Der späten Rachen der Juden an den Naziverbrechen in “Inglourious Basterds” folgt nun die große Abrechnung der amerikanischen Sklaven mit ihren Peinigern. Zum Helden erwählt hat der Kultregisseur hierfür Jamie Foxx alias Django “Freeman”, befreit und in Vergeltung ausgebildet durch den deutschen Kopfgeldjäger Dr. King Schultz (Christoph Waltz). In Diensten des Guten führt das charismatische Duo den Zuschauer in dem an Italo-Western angelehnten Blut-buster durch die Prärie und heran an das Scheusal Sklaverei. Kaum überraschend, dass es einem Tarantino keinesfalls genügt, dieses Geschichtsstück in seiner reellen Grausamkeit darzustellen. So hat er neben Quälerei und Menschenhandel kurzum für seine Inszenierung eine die weiße Herrschaft verzückende Spielerei erfunden: die „Mandingo-Fights”, Nigger gegen Nigger, kein Ende ohne Verluste. Plantagenbesitzer Calvin Candie (Leonardo DiCaprio) ist Spezialist auf diesem Gebiet und natürlich selbst deren größter Fan. Leise ahnt der wohlhabende Tyrann zwar, dass es unter tausenden diesen einen speziellen Schwarzen gibt, der anders als seine Leibeigenen ist, doch dass er mit der Versklavung der schönen Broomhilda (Kerry Washington) bereits eben jenen in sein Haus gelockt hat, weiß er zunächst nicht. Bis ihm der treue Stephen (Samuel L. Jackson) einen wertvollen Tipp gibt …

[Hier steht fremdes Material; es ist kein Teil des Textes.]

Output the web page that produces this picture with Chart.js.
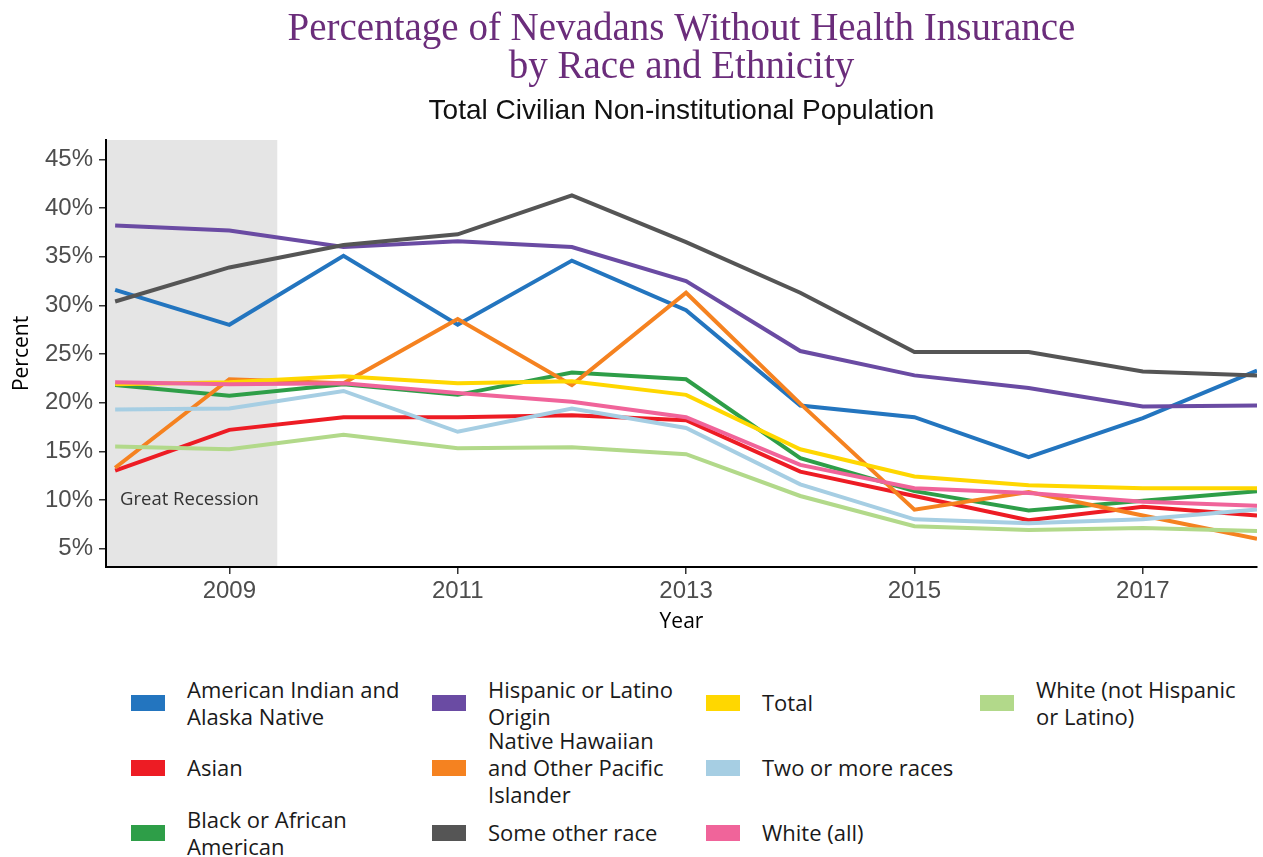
<!DOCTYPE html>
<html>
<head>
<meta charset="utf-8">
<title>Nevadans Without Health Insurance</title>
<script src="https://cdn.jsdelivr.net/npm/chart.js@4.4.1/dist/chart.umd.min.js"></script>
<style>
  body { margin: 0; background: #fff; }
  #wrap { position: relative; width: 1263px; height: 857px; overflow: hidden; }
  #chartBox { position: absolute; left: 0; top: 0; width: 1263px; height: 650px; }
  #legend {
    position: absolute; left: 131px; top: 670px;
    display: grid; grid-auto-flow: column;
    grid-template-rows: repeat(3, 65px);
    grid-template-columns: 301px 274px 274px 280px;
    font-family: 'Open Sans', sans-serif; font-size: 22px; line-height: 27px; color: #1a1a1a;
  }
  .item { display: flex; align-items: center; }
  .sw { width: 34px; height: 16px; flex: none; margin-right: 22px; }
  .item:nth-child(-n+3) .txt { width: 240px; }
  .item:nth-child(n+4):nth-child(-n+6) .txt { width: 200px; }
  .item:nth-child(n+7) .txt { width: 215px; }
</style>
</head>
<body>
<div id="wrap">
  <div id="chartBox"><canvas id="chart"></canvas></div>
  <div id="legend"></div>
</div>
<script>
// years on the x axis
var years = [2008, 2009, 2010, 2011, 2012, 2013, 2014, 2015, 2016, 2017, 2018];
var xTicks = [2009, 2011, 2013, 2015, 2017];
var yTicks = [5, 10, 15, 20, 25, 30, 35, 40, 45];
var recessionEnd = 2009.42;

// percent uninsured
var amIndian   = [31.6, 28.0, 35.1, 28.0, 34.6, 29.5, 19.7, 18.5, 14.4, 18.4, 23.3];
var asian      = [13.0, 17.2, 18.5, 18.5, 18.7, 18.2, 12.9, 10.4, 7.9, 9.3, 8.4];
var black      = [21.8, 20.7, 21.9, 20.8, 23.1, 22.4, 14.3, 10.9, 8.9, 9.9, 10.9];
var hispanic   = [38.2, 37.7, 36.0, 36.6, 36.0, 32.5, 25.3, 22.8, 21.5, 19.6, 19.7];
var hawaiian   = [13.3, 22.4, 22.0, 28.6, 21.8, 31.3, 19.9, 9.0, 10.8, 8.4, 6.0];
var otherRace  = [30.4, 33.9, 36.2, 37.3, 41.3, 36.5, 31.3, 25.2, 25.2, 23.2, 22.8];
var total      = [21.9, 22.1, 22.7, 22.0, 22.2, 20.8, 15.2, 12.4, 11.5, 11.2, 11.2];
var twoOrMore  = [19.3, 19.4, 21.2, 17.0, 19.4, 17.4, 11.6, 8.0, 7.6, 8.0, 9.0];
var whiteAll   = [22.1, 21.9, 22.0, 21.0, 20.1, 18.5, 13.6, 11.2, 10.7, 9.8, 9.4];
var whiteNonHisp = [15.5, 15.2, 16.7, 15.3, 15.4, 14.7, 10.4, 7.3, 6.9, 7.1, 6.8];

var seriesNames = [
  'American Indian and Alaska Native', 'Asian', 'Black or African American',
  'Hispanic or Latino Origin', 'Native Hawaiian and Other Pacific Islander', 'Some other race',
  'Total', 'Two or more races', 'White (all)', 'White (not Hispanic or Latino)'
];
var seriesData = [amIndian, asian, black, hispanic, hawaiian, otherRace, total, twoOrMore, whiteAll, whiteNonHisp];
var seriesColors = ['#2375bf', '#ed1c24', '#2e9e48', '#6a4ba3', '#f58220', '#555555',
                    '#ffd700', '#a6cee3', '#f0649a', '#b2d98a'];

var datasets = seriesNames.map(function(name, i) {
  return {
    label: name,
    data: years.map(function(yr, j) { return {x: yr, y: seriesData[i][j]}; }),
    borderColor: seriesColors[i],
    backgroundColor: seriesColors[i],
    borderWidth: 4,
    pointRadius: 0,
    tension: 0,
    fill: false,
    order: -i
  };
});

// grey band + label for the recession
var recessionShade = {
  id: 'recessionShade',
  beforeDraw: function(chart) {
    var ctx = chart.ctx, area = chart.chartArea;
    var xEnd = chart.scales.x.getPixelForValue(recessionEnd);
    ctx.save();
    ctx.fillStyle = '#e5e5e5';
    ctx.fillRect(area.left, area.top, xEnd - area.left, area.bottom - area.top);
    ctx.fillStyle = '#333333';
    ctx.font = '18.5px "Open Sans"';
    ctx.textBaseline = 'middle';
    ctx.fillText('Great Recession', area.left + 14, chart.scales.y.getPixelForValue(10));
    ctx.restore();
  }
};

var axisGrid = { drawOnChartArea: false, tickLength: 7, color: '#333333', lineWidth: 1.5 };
var axisBorder = { color: '#000000', width: 2 };
var tickFont = { family: 'Liberation Sans', size: 24 };

var chart = new Chart(document.getElementById('chart'), {
  type: 'line',
  data: { datasets: datasets },
  plugins: [recessionShade],
  options: {
    responsive: true,
    maintainAspectRatio: false,
    animation: false,
    layout: { padding: { left: 0, right: 6, top: 0, bottom: 0 } },
    plugins: {
      legend: { display: false },
      tooltip: { enabled: false },
      title: {
        display: true,
        fullSize: false,
        text: ['Percentage of Nevadans Without Health Insurance', 'by Race and Ethnicity'],
        color: '#6b2d7b',
        font: { family: 'Liberation Serif', size: 39, weight: 'normal', lineHeight: '38px' },
        padding: { top: 11, bottom: 0 }
      },
      subtitle: {
        display: true,
        fullSize: false,
        text: 'Total Civilian Non-institutional Population',
        color: '#111111',
        font: { family: 'Liberation Sans', size: 28, lineHeight: 1.2 },
        padding: { top: 7.7, bottom: 11.7 }
      }
    },
    scales: {
      x: {
        type: 'linear',
        min: 2007.92,
        max: 2018,
        afterBuildTicks: function(s) { s.ticks = xTicks.map(function(v) { return {value: v}; }); },
        afterFit: function(s) { s.height = 83; },
        ticks: { color: '#4d4d4d', font: tickFont, padding: 3, maxRotation: 0, autoSkip: false,
                 callback: function(v) { return String(v); } },
        grid: axisGrid,
        border: axisBorder,
        title: { display: true, text: 'Year', color: '#000000',
                 font: { family: 'Open Sans', size: 21 }, padding: { top: 4, bottom: 15 } }
      },
      y: {
        min: 3.1,
        max: 47,
        afterBuildTicks: function(s) { s.ticks = yTicks.map(function(v) { return {value: v}; }); },
        afterFit: function(s) { s.width = 106; },
        ticks: { color: '#4d4d4d', font: tickFont, padding: 6,
                 callback: function(v) { return v + '%'; } },
        grid: axisGrid,
        border: axisBorder,
        title: { display: true, text: 'Percent', color: '#000000',
                 font: { family: 'Open Sans', size: 21 }, padding: { top: 9, bottom: 0 } }
      }
    }
  }
});

// html legend, column by column like the original
var legendEl = document.getElementById('legend');
chart.data.datasets.forEach(function(ds) {
  var item = document.createElement('div');
  item.className = 'item';
  var sw = document.createElement('span');
  sw.className = 'sw';
  sw.style.background = ds.borderColor;
  var txt = document.createElement('span');
  txt.className = 'txt';
  txt.textContent = ds.label;
  item.appendChild(sw);
  item.appendChild(txt);
  legendEl.appendChild(item);
});
</script>
</body>
</html>
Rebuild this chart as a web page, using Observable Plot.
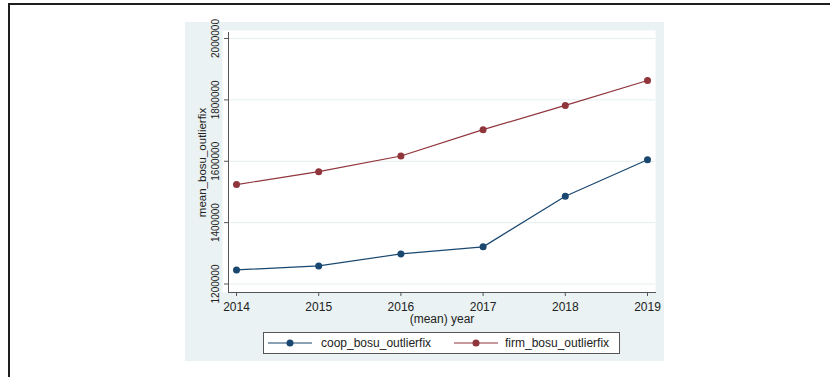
<!DOCTYPE html>
<html>
<head>
<meta charset="utf-8">
<script src="https://cdn.jsdelivr.net/npm/d3@7"></script>
<script src="https://cdn.jsdelivr.net/npm/@observablehq/plot@0.6"></script>
<style>
html, body { margin: 0; padding: 0; background: #fff; }
#wrap { position: relative; width: 830px; height: 377px; overflow: hidden; font-family: "Liberation Sans", Arial, sans-serif; color: #222; }
#border { position: absolute; left: 8px; top: 3px; right: -10px; bottom: -10px; border-top: 2px solid #1e1e1e; border-left: 2px solid #1e1e1e; }
#region { position: absolute; left: 185px; top: 22px; width: 479px; height: 339px; background: #eaf2f3; }
#chart { position: absolute; left: 0; top: 0; }
#legend { position: absolute; left: 263px; top: 332px; width: 355px; height: 20px; border: 1px solid #555; background: #fff; font-size: 12px; }
.item { position: absolute; top: 0; height: 20px; }
.item svg { position: absolute; top: 0; left: 0; }
.item span { position: absolute; top: 3px; white-space: nowrap; }
</style>
</head>
<body>
<div id="wrap">
  <div id="border"></div>
  <div id="region"></div>
  <div id="chart"></div>
  <div id="legend"></div>
</div>
<script>
// ---- data ----
const years = [2014, 2015, 2016, 2017, 2018, 2019];
const coop = [1246000, 1259000, 1298000, 1321000, 1486000, 1605000];
const firm = [1524000, 1566000, 1617000, 1703000, 1782000, 1863000];
const seriesNames = ["coop_bosu_outlierfix", "firm_bosu_outlierfix"];
const seriesColors = ["#1a476f", "#90353b"];
const yTicks = [1200000, 1400000, 1600000, 1800000, 2000000];
const xLabel = "(mean) year";
const yLabel = "mean_bosu_outlierfix";

const rows = years.flatMap((yr, i) => [
  {year: yr, value: coop[i], series: seriesNames[0]},
  {year: yr, value: firm[i], series: seriesNames[1]}
]);

const chart = Plot.plot({
  width: 830,
  height: 377,
  marginLeft: 228,
  marginRight: 175,
  marginTop: 32,
  marginBottom: 85,
  x: {domain: [2014, 2019], insetLeft: 8, insetRight: 8},
  y: {domain: [1200000, 2000000], insetTop: 6, insetBottom: 8.5},
  color: {domain: seriesNames, range: seriesColors},
  style: {background: "transparent", fontFamily: "'Liberation Sans', Arial, sans-serif", fontSize: "12px", color: "#222", overflow: "visible"},
  marks: [
    Plot.frame({fill: "white", stroke: null, insetLeft: -6, insetTop: -2}),
    Plot.gridY(yTicks, {stroke: "#e6eef0", strokeOpacity: 1}),
    Plot.frame({anchor: "left", stroke: "#555"}),
    Plot.frame({anchor: "bottom", stroke: "#555"}),
    Plot.axisY(yTicks, {tickSize: 4, tickPadding: 6, tickRotate: -90, tickFormat: d3.format("d"), fontSize: 10, label: null, stroke: "#555"}),
    Plot.axisX(years, {tickSize: 4, tickPadding: 6, tickFormat: d3.format("d"), fontSize: 12, label: null, stroke: "#555"}),
    Plot.line(rows, {x: "year", y: "value", z: "series", stroke: "series", strokeWidth: 1.2}),
    Plot.dot(rows, {x: "year", y: "value", fill: "series", r: 3.5}),
    Plot.text([xLabel], {frameAnchor: "bottom", dy: 30, fontSize: 12}),
    Plot.text([yLabel], {frameAnchor: "left", textAnchor: "middle", dx: -26, rotate: -90, fontSize: 11.5})
  ]
});
document.getElementById("chart").appendChild(chart);

// ---- legend ----
const legend = document.getElementById("legend");
const itemPos = [{sw: 4, tx: 57}, {sw: 190, tx: 241}];
seriesNames.forEach((name, i) => {
  const sw = document.createElement("div");
  sw.className = "item";
  sw.style.left = itemPos[i].sw + "px";
  sw.innerHTML = `<svg width="44" height="20"><line x1="0" x2="44" y1="10" y2="10" stroke="${seriesColors[i]}" stroke-width="1.2"/><circle cx="22" cy="10" r="3.5" fill="${seriesColors[i]}"/></svg>`;
  legend.appendChild(sw);
  const tx = document.createElement("div");
  tx.className = "item";
  tx.style.left = itemPos[i].tx + "px";
  tx.innerHTML = `<span>${name}</span>`;
  legend.appendChild(tx);
});
</script>
</body>
</html>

Tarantino stilisiert, er zoomt, schwenkt und schneidet, was das Zeug hält. Er blendet vor und zurück und hat für jede Szene die passende musikalische Untermalung parat, niemals zurückhaltend, immer offensiv. Rasante Schießereien wechseln mit Endlos-Dialogen. Ohne Gewalt und massig roter Farbe auf weißem Grund geht nichts. Dank der Western-Grundlage lässt der Regisseur seine Protagonisten sogar für eigene Verhältnisse mal richtig ordentlich in Blut baden. Er ist in allem immer over the top, mehr als ein bisschen. Und was sein Händchen für die Darsteller angeht, hat er sich auch mal wieder selbst übertroffen: Etwa die erste Stunde scheint der Streifen eine einzige Waltz-Show zu werden, bis, ja bis der zunächst wortkarge Django plötzlich aufdreht und Jamie Foxx zur Rampensau werden lässt. Und bevor einem diese beiden Ausnahmedarsteller auch nur im geringsten langweilig werden könnten, schickt Tarantino, der natürlich auch nicht auf seinen obligatorischen Gastauftritt verzichtet, den fabelhaften Antipathen Samuel L. Jackson an der Seite des in schlicht jeder Rolle souveränen DiCaprio ins Rennen. Mehr geht nicht, und nur weil “Django Unchained” in wenigen Momenten etwas zu sehr übers Ziel hinausschießt und es manch noch besseren Film auf dem Markt gibt, muss ein Pünktchen Abzug her. Trotzdem: Unbedingt ansehen!